Diese Meinung verfolgt auch Christiane Linder, Gründerin der Gruppe der Glacisschützer: „Minden ist eine Stadt der kurzen Entfernungen. Radfahrer nehmen immer den kürzesten Weg.“ Es zeichne sich ab ab, dass eher das bestehende Fahrrad-Wege-Netz verbessert werden müsse, anstatt einen einzigen Schnellweg zu bauen. „Somit hat die These der IHK durchaus ihre Berechtigung“, stimmt Linder zu. Ulrich Malburg, Referatsleiter Nahmobilität, vom Land NRW gibt zu verstehen, dass die Kosten für den Bau eines Radschnellwegs im ländlichen Raum deutlich geringer liegen als in Ballungsräumen und weist darauf hin, dass der Kosten-Nutzen-Faktor bei der Auswahl des Projekts bereits positiv berücksichtigt wurde.

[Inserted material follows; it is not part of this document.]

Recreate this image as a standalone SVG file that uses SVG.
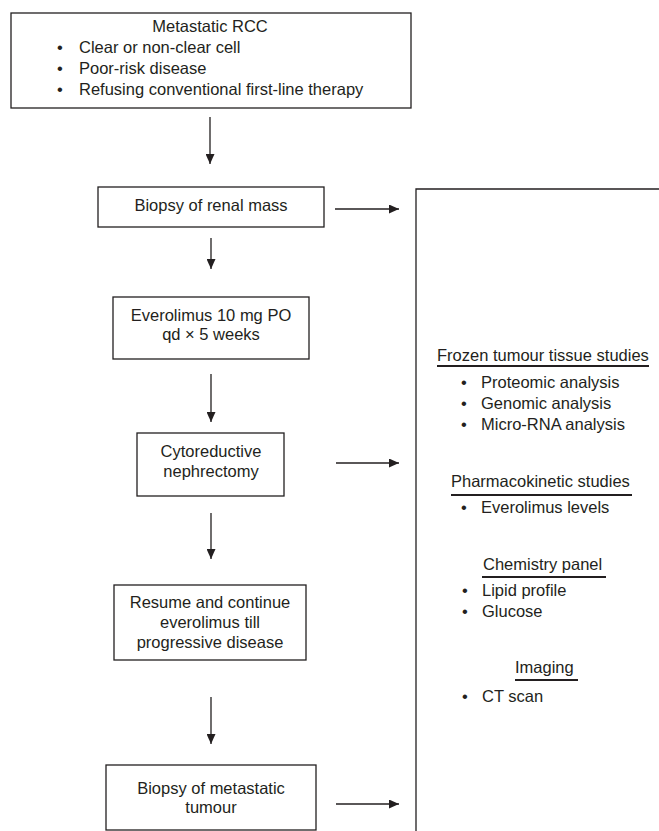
<svg xmlns="http://www.w3.org/2000/svg" width="659" height="831" viewBox="0 0 659 831">
<style>
text{font-family:"Liberation Sans",Arial,sans-serif;font-size:16.5px;fill:#231f20}
.c{text-anchor:middle}
.box{fill:#fff;stroke:#231f20;stroke-width:1.3}
.ln{stroke:#231f20;stroke-width:1.3;fill:none}
.ul{stroke:#231f20;stroke-width:2;fill:none}
</style>
<defs>
<marker id="ah" markerUnits="userSpaceOnUse" markerWidth="10" markerHeight="9" refX="10" refY="4.5" orient="auto">
<path d="M0,0 L10,4.5 L0,9 z" fill="#231f20"/>
</marker>
</defs>
<rect width="659" height="831" fill="#fff"/>
<g id="connectors">
<line class="ln" x1="210" y1="117" x2="210" y2="164" marker-end="url(#ah)"/>
<line class="ln" x1="211" y1="238" x2="211" y2="269" marker-end="url(#ah)"/>
<line class="ln" x1="211" y1="374" x2="211" y2="422" marker-end="url(#ah)"/>
<line class="ln" x1="211" y1="513" x2="211" y2="559" marker-end="url(#ah)"/>
<line class="ln" x1="211" y1="697" x2="211" y2="744" marker-end="url(#ah)"/>
<line class="ln" x1="335" y1="209" x2="399" y2="209" marker-end="url(#ah)"/>
<line class="ln" x1="336" y1="463" x2="399" y2="463" marker-end="url(#ah)"/>
<line class="ln" x1="336" y1="804" x2="399" y2="804" marker-end="url(#ah)"/>
</g>
<g id="n-metastatic">
<rect class="box" x="11" y="13" width="400" height="95"/>
<text class="c" x="210" y="32">Metastatic RCC</text>
<text x="57" y="53">•</text><text x="79" y="53">Clear or non-clear cell</text>
<text x="57" y="74">•</text><text x="79" y="74">Poor-risk disease</text>
<text x="57" y="95">•</text><text x="79" y="95">Refusing conventional first-line therapy</text>
</g>
<g id="n-biopsy-renal">
<rect class="box" x="98" y="187" width="226" height="40"/>
<text class="c" x="211" y="211">Biopsy of renal mass</text>
</g>
<g id="n-everolimus">
<rect class="box" x="113" y="297" width="196" height="62"/>
<text class="c" x="211" y="321">Everolimus 10 mg PO</text>
<text class="c" x="211" y="340">qd × 5 weeks</text>
</g>
<g id="n-nephrectomy">
<rect class="box" x="137" y="433" width="147" height="63"/>
<text class="c" x="211" y="457">Cytoreductive</text>
<text class="c" x="211" y="477">nephrectomy</text>
</g>
<g id="n-resume">
<rect class="box" x="114" y="585" width="192" height="75"/>
<text class="c" x="210" y="608">Resume and continue</text>
<text class="c" x="210" y="628">everolimus till</text>
<text class="c" x="210" y="648">progressive disease</text>
</g>
<g id="n-biopsy-met">
<rect class="box" x="106" y="765" width="210" height="65"/>
<text class="c" x="211" y="794">Biopsy of metastatic</text>
<text class="c" x="211" y="813">tumour</text>
</g>
<g id="n-studies">
<path class="ln" d="M659,189 H416 V831"/>
<text x="437" y="361">Frozen tumour tissue studies</text>
<line class="ul" x1="437" y1="366" x2="649" y2="366"/>
<text x="461" y="388">•</text><text x="481" y="388">Proteomic analysis</text>
<text x="461" y="409">•</text><text x="481" y="409">Genomic analysis</text>
<text x="461" y="430">•</text><text x="481" y="430">Micro-RNA analysis</text>
<text x="451" y="487">Pharmacokinetic studies</text>
<line class="ul" x1="451" y1="495" x2="632" y2="495"/>
<text x="461" y="513">•</text><text x="481" y="513">Everolimus levels</text>
<text x="483" y="570">Chemistry panel</text>
<line class="ul" x1="482" y1="577" x2="606" y2="577"/>
<text x="462" y="596">•</text><text x="482" y="596">Lipid profile</text>
<text x="462" y="617">•</text><text x="482" y="617">Glucose</text>
<text x="515" y="673">Imaging</text>
<line class="ul" x1="515" y1="680" x2="578" y2="680"/>
<text x="462" y="702">•</text><text x="482" y="702">CT scan</text>
</g>
</svg>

Da die Stadt Minden sich durch die Höhe ihrer Einwohnerzahl zu mindestens 25 Prozent an den Kosten beteiligen muss, legt Lars Bursian die Fakten auf den Tisch: „Im Moment ist noch völlig unklar, ob der Radschnellweg letztendlich durch Minden führt.“ Und auch die Route über den Klausenwall sei dementsprechend noch nicht entschieden. Immerhin gebe es noch die Alternativen durch das Glacis oder die West-Route entlang der glacisnahen Straßen,die Hardenbergstraße und Steinstraße. „Wenn schon ein Radschnellweg gewünscht, dann sind wir für die West-Route“, nimmt Linder Stellung. Für die Route durch das Glacis müssten mindestens 40 bis 50 Bäume gefällt werden, was das Planungsbüro PVG allerdings als lapidar abgetan habe. Auch die Berufspendler und Schüler würden nach Linder von der West-Route profitieren. Die Klausenwall-Route sei bereits als nicht erstrebenswert eingestuft worden.